There is a saying in the media business, that content is king. While the purpose of this site is only to be a simple landing page, we wanted to make some effort to increase the amount of content. Therefore, we added additional text by expanding the Contact and About pages to 150-200 words, adding more flavor text throughout the site, and making new, longer blog posts.

Along with the re-release of some of our older games, which we dubbed the Retro Remaster Extravaganza, we added new catalog entries so that they will display in our gallery and game pages. The earlier changes to the templates, displaying more promotional images, and better layouts compounded to make each of these pages better.
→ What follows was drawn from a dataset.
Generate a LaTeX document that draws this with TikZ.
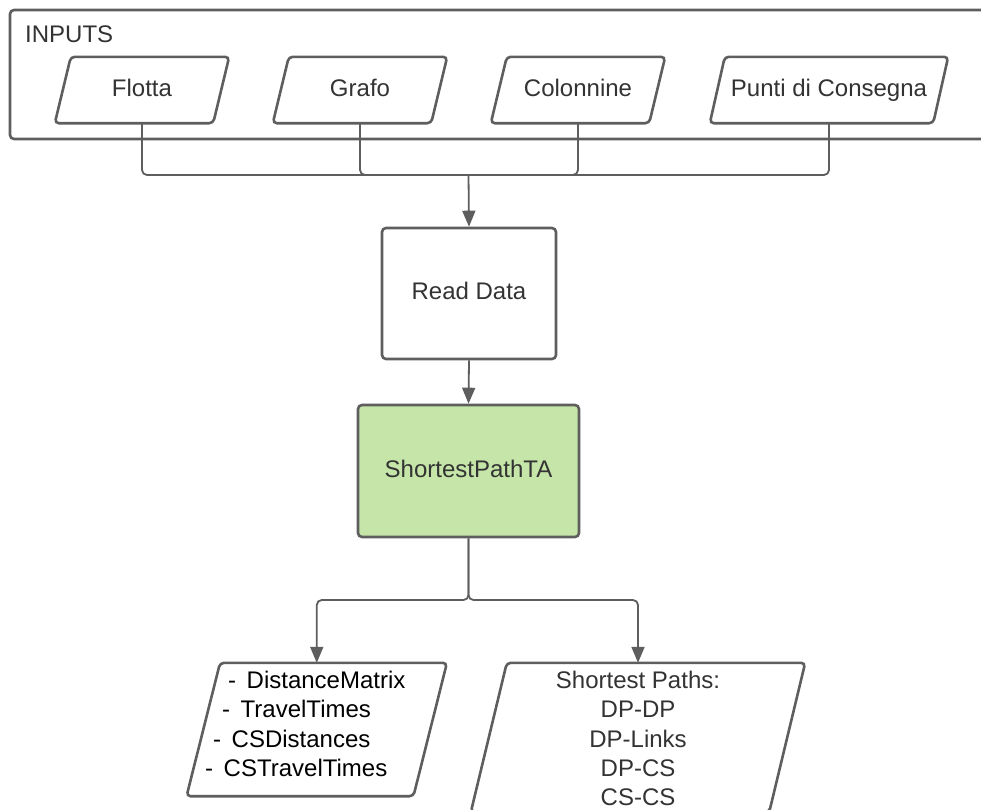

We also released our first web-based application that is part of the site – Deadness Board Online. This scoring utility for croquet is written as an experiment in the AngularJS framework. It demonstrates that the JavaScript generated by webpack in the AngularJS framework can be added to the Jekyll site. While the rest of the site is not running on any framework, only custom code, it is an interesting window into the possibility of what adding a framework might accomplish.

Future Goals

Although we expect to focus on other priorities for the foreseeable future, we still have some goals remaining for this website. The main goal is to provide new content. This will happen naturally, to some extent, as we keep releasing updates for our games and announcing them, and perhaps through more long-winded posts like this one. We also want to evaluate our marketing goals to go along with new content, such as identifying new keyword strategies.

Ultimately, our main goal is to make games and this website is just a poster on the gigantic wall of the internet, but it is still something we are proud of and want to make to the best of our abilities.